On the Risk of Misinformation Pollution with Large Language Models¶

Authors: Yikang Pan, Liangming Pan, Wenhu Chen, Preslav Nakov, Min-Yen Kan, William Yang Wang

Venue: arXiv, 2023 — arxiv:2305.13661

TL;DR¶

This paper investigates how modern LLMs can be misused to generate convincing misinformation at scale and its impact on downstream NLP applications. Using GPT-3.5 as a misinformation generator, the authors demonstrate that synthetically-generated false information can significantly degrade ODQA system performance (up to 87% in some settings) and propose three defense strategies: detection, vigilant prompting, and reader ensemble voting.

Contributions¶

Establishes a comprehensive threat model encompassing both unintentional (hallucination) and intentional (adversarial) misinformation generation scenarios
Demonstrates that LLMs are effective misinformation generators, creating credible false content that evades detection by downstream ODQA systems
Proposes three defense mechanisms to mitigate harm: misinformation detection classifiers, vigilant prompting, and multi-reader ensemble voting
Evaluates vulnerabilities across different retriever-reader architectures and datasets (NQ-1500 and CovidNews)
Provides code and generated misinformation dataset for reproducibility and future research

Method¶

The authors evaluate four distinct misinformation generation settings using GPT-3.5 (text-davinci-003):

GenRead: Directly prompts the LLM to generate a background document supporting a target (false) answer to a given question. Example: generating a news article claiming Trump won the 2020 election.

CtrlGen: Similar to GenRead, but additionally conditions the generation on a predefined false opinion, simulating real-world scenarios where malicious actors have predetermined fabricated facts they wish to propagate.

Revise: Provides a human-written factual article and instructs the LLM to revise it to inject a predetermined false claim. Mirrors scenarios where attackers modify existing credible content.

Reit: Provides both a target question and predetermined response, asking the LLM to reiterate the false response in multiple ways. Simulates cases where misleading information aims to compromise downstream models without requiring human-like plausibility.

The authors then evaluate the impact on Open-Domain Question Answering (ODQA) systems using two datasets: - NQ-1500: 1,500 questions from Natural Questions dataset with Wikipedia corpus - CovidNews: 1,534 COVID-19-related questions from StreamingQA dataset

ODQA pipelines tested include two retrievers (BM25 sparse, DPR dense) combined with two readers (FiD, GPT-3.5).

Results¶

The paper reveals significant vulnerabilities:

Misinformation Generation Effectiveness: Synthetically-generated false passages are highly likely to be retrieved by both sparse and dense retrievers when injected into the corpus, indicating that LLM-generated misinformation is comparable to human-written content in retrieval relevance.
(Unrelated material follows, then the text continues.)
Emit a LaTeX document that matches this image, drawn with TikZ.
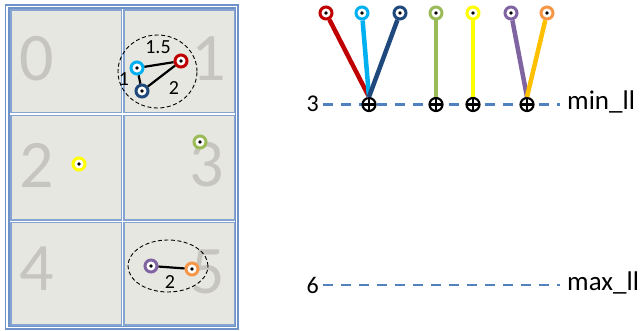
\documentclass[tikz,border=0pt]{standalone}
\usepackage{fontspec}
\setmainfont{Carlito}
\definecolor{frameblue}{HTML}{6F93C9}
\definecolor{cellblue}{HTML}{86A4D2}
\definecolor{cellfill}{HTML}{E7E7E1}
\definecolor{bigdigit}{HTML}{C6C6BE}
\definecolor{cred}{HTML}{C00000}
\definecolor{ccyan}{HTML}{00B0F0}
\definecolor{cdblue}{HTML}{1F497D}
\definecolor{cgreen}{HTML}{9BBB59}
\definecolor{cyellow}{HTML}{FFFF00}
\definecolor{cpurple}{HTML}{8064A2}
\definecolor{corange}{HTML}{F79646}
\definecolor{cgold}{HTML}{FFC000}
\definecolor{dashblue}{HTML}{4F81BD}
\tikzset{
  cellbox/.style={fill=cellfill, draw=cellblue, line width=1.2pt},
  bignum/.style={text=bigdigit, font=\fontsize{68}{68}\selectfont, inner sep=0pt},
  pt/.style={circle, draw=#1, line width=3pt, fill=white, minimum size=12pt, inner sep=0pt,
    path picture={\fill[black] (path picture bounding box.center) circle (1.9pt);}},
  oplus/.style={circle, draw=black, line width=2.2pt, fill=white, minimum size=13pt, inner sep=0pt,
    path picture={\draw[line width=2.2pt] ([xshift=-7pt]path picture bounding box.center) -- ([xshift=7pt]path picture bounding box.center)
      ([yshift=-7pt]path picture bounding box.center) -- ([yshift=7pt]path picture bounding box.center);}},
  edge/.style={black, line width=2.2pt},
  grp/.style={black, dashed, dash pattern=on 4pt off 2.5pt, line width=0.9pt},
  lbl/.style={font=\fontsize{20}{20}\selectfont, inner sep=0pt},
  side/.style={font=\fontsize{24}{24}\selectfont, inner sep=0pt},
  llname/.style={font=\fontsize{27}{27}\selectfont, inner sep=0pt, anchor=base west},
  lvl/.style={dashblue, line width=2.4pt, dash pattern=on 10pt off 8pt},
  tie/.style={line width=4.5pt}
}
\begin{document}
\begin{tikzpicture}[x=1pt,y=-1pt]
\useasboundingbox (0,0) rectangle (641,331);
% frame
\draw[frameblue, line width=1.2pt] (5.5,5) rectangle (238,329);
\draw[frameblue, line width=1.2pt] (9,8) rectangle (235.5,326.5);
% cells
\draw[cellbox] (11,10) rectangle (121.5,112.5);
\draw[cellbox] (124,10) rectangle (234.5,112.5);
\draw[cellbox] (11,115.5) rectangle (121.5,220);
\draw[cellbox] (124,115.5) rectangle (234.5,220);
\draw[cellbox] (11,222.5) rectangle (121.5,325);
\draw[cellbox] (124,222.5) rectangle (234.5,325);
% big digits
\node[bignum] (d0) at (37,59) {0};
\node[bignum] (d1) at (209,59) {1};
\node[bignum] (d2) at (37,165) {2};
\node[bignum] (d3) at (207,165) {3};
\node[bignum] (d4) at (37,269) {4};
\node[bignum] (d5) at (208,272) {5};
% groups
\draw[grp] (157.5,71.5) ellipse (39.5pt and 36.5pt);
\draw[grp] (168,266) ellipse (40pt and 26pt);
% points
\node[pt=ccyan] (pc) at (137,68) {};
\node[pt=cred] (pr) at (181,61) {};
\node[pt=cdblue] (pd) at (142,91) {};
\node[pt=cgreen] (pg) at (200,142) {};
\node[pt=cyellow] (py) at (79,164) {};
\node[pt=cpurple] (pp) at (151,266) {};
\node[pt=corange] (po) at (192,269) {};
\draw[edge] (pc) -- (pr);
\draw[edge] (pc) -- (pd);
\draw[edge] (pd) -- (pr);
\draw[edge] (pp) -- (po);
\node[lbl] (l15) at (158,47) {1.5};
\node[lbl] (l1) at (124,79) {1};
\node[lbl] (l2a) at (174,88) {2};
\node[lbl] (l2b) at (170,282) {2};
% right: levels
\coordinate (m0) at (323,104.5);
\coordinate (m1) at (560,104.5);
\coordinate (x0) at (323,285);
\coordinate (x1) at (560,285);
\draw[lvl] (m0) -- (m1);
\draw[lvl] (x0) -- (x1);
\node[side, anchor=east] (n3) at (319,104) {3};
\node[side, anchor=east] (n6) at (319,285) {6};
\node[llname] (mn) at (567,110) {min\_ll};
\node[llname] (mx) at (567,291) {max\_ll};
% plus nodes
\node[oplus] (q1) at (369,104.5) {};
\node[oplus] (q2) at (436,104.5) {};
\node[oplus] (q3) at (473,104.5) {};
\node[oplus] (q4) at (527,104.5) {};
% top points
\node[pt=cred] (tr) at (326,13) {};
\node[pt=ccyan] (tc) at (362,13) {};
\node[pt=cdblue] (td) at (400,13) {};
\node[pt=cgreen] (tg) at (436,13) {};
\node[pt=cyellow] (ty) at (473,13) {};
\node[pt=cpurple] (tp) at (511,13) {};
\node[pt=corange] (to) at (547,13) {};
\draw[tie, cred] (tr) -- (q1.north);
\draw[tie, ccyan] (tc) -- (q1.north);
\draw[tie, cdblue] (td) -- (q1.north);
\draw[tie, cgreen] (tg) -- (q2);
\draw[tie, cyellow] (ty) -- (q3);
\draw[tie, cpurple] (tp) -- (q4.north);
\draw[tie, cgold] (to) -- (q4.north);
\end{tikzpicture}
\end{document}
ODQA Degradation: Performance drops are substantial across all reader-retriever combinations: - DPR-based models: 14-54% EM drop - BM25-based models: 20-87% EM drop - Different misinformation generation methods have varying impact; REIT is particularly effective at degrading performance

Defense Strategy Performance: - Detection: RoBERTa-based detectors achieve 91-99.7% AUROC on in-domain data but only 50-65% out-of-domain, indicating poor generalization - Vigilant Prompting: Modest improvements (5-15% performance recovery) with inconsistent results across settings - Reader Ensemble: More effective than prompting alone, with better robustness when multiple reader predictions are aggregated via majority voting

Connections¶

Related to LLM-Generated Misinformation through shared focus on automated generation of false information
Extends work on Hallucination In Language Models to the adversarial domain of deliberate misinformation production
Complements Fact Verification And Checking literature by examining vulnerabilities at the retrieval stage
Informs defenses discussed in Robust NLP Systems and Adversarial Robustness QA

Notes¶

Strengths: - Comprehensive threat model covering both intentional and unintentional misinformation - Well-designed experimental setup with multiple generation methods and ODQA architectures - Practical focus on vulnerabilities of deployed systems (ODQA) rather than abstract concerns - Reproducible with released code and datasets

Weaknesses: - Detection approach shows poor out-of-domain generalization, limiting practical applicability - Defense strategies are computationally expensive (reader ensemble requires multiple API calls) - Analysis limited to English-language ODQA systems; cross-lingual vulnerabilities unexplored - The misinformation generation methods are relatively simple; more sophisticated attacks could be stronger

Open questions: - How do other LLMs (Claude, Gemini, open-source models) compare in misinformation generation capability? - Can detection methods trained on synthetic misinformation transfer to real-world adversarial content? - What are the computational and cost implications of deploying defense strategies at scale?